White v. Commissioner

Matthews,

dissenting: The majority opinion taxes petitioners, as members of a partnership, with their proportionate shares of $16,-134.02, which amount is held to be income for 1930, and it is pointed out that the partnership was solvent in that year. But the partnership was still insolvent in 1927, when it executed one demand note to cover the entire indebtedness which had been deferred, which note did not bear interest, and the creditors further agreed that whenever the total payments made on this note, together with the principal and interest payments made on their claims prior to 1927, should equal the face value of the note the unpaid balance thereof would be canceled. The creditors were willing to discontinue charging inter*432est and to revise the agreement which they had made with the partnership in 1923 in order to assist the partnership in “working out of its difficulties” and to pay the balance of the creditors’ claims.

I am of the opinion that, under these circumstances, so much of the partnership indebtedness as was equal to the interest payments made from 1923 to 1926, inclusive, was forgiven by the creditors in 1927 upon condition that the partnership pay the entire principal amount of the indebtedness. It appears to me that the partnership was actually relieved in 1927 from paying an amount to its creditors which the evidence shows it could not have then paid. Clearly the parties contemplated no profit, under the terms of the 1927 agreement. Although the partnership' undoubtedly received a benefit in that it was enabled to continue in business, and it made a profit during the next few years, it does not follow that the partnership derived any gain or income, within the meaning of the Constitution and the revenue acts, when the final payments were made in 1930 and the note was marked paid and returned by the creditors. Meyer Jewelry Co., 3 B. T. A. 1319; Simmons Gin Co., 16 B. T. A. 793; aff'd., 43 Fed. (2d) 327; Porte F. Quinn, 31 B. T. A. 142; Dallas Transfer & Terminal Warehouse Co. v. Commissioner, 70 Fed. (2d) 95, reversing this Board’s decision reported at 27 B. T. A. 651.
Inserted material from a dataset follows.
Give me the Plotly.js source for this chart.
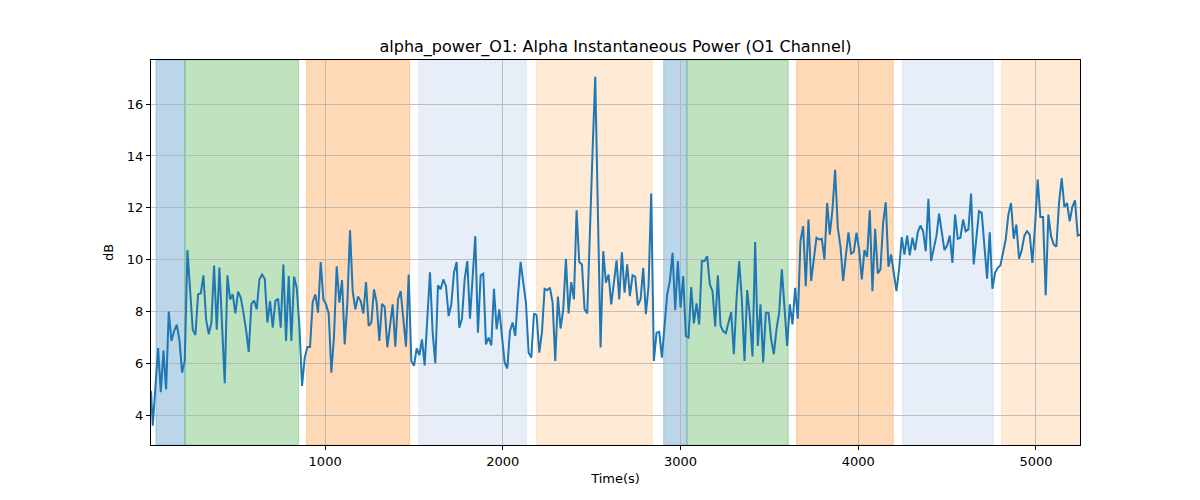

As was said by the Court of Appeals for the District of Columbia in Burnet v. Campbell Co., 50 Fed. (2d) 487, affirming 15 B. T. A. 458, where it was held that the cancellation by creditors of a part of their claims against a debtor corporation which was in financial distress in order to secure payment of the balance thereof did not produce taxable income to the debtor corporation:

* * * We do not believe that the term “income” as commonly understood applies to the partial cancellation by a creditor of a debt due to him from a disabled debtor, in order that such debtor may thereby be enabled to pay the balance of the debt. “The fact that after the transaction the plaintiff’s balance sheet had improved was not sufficient to constitute ‘a gain derived from capital.’ If anything it was a gain accruing to capital, and, as such, under the Eisner and Phellis eases, was not taxable income.” Kerbaugh-Empire Co. v. Bowers, 300 Fed. 938; Aff’d. 271 U. S. 170.

In my opinion the facts of the instant case are distinguishable from those in B. F. Avery & Sons, Inc., 26 B. T. A. 1393, cited in the majority opinion, where the cancellation of a part of the taxpayer’s indebtedness served to reduce the cost price of goods purchased by him.

Smith and Arundell agree with this dissent.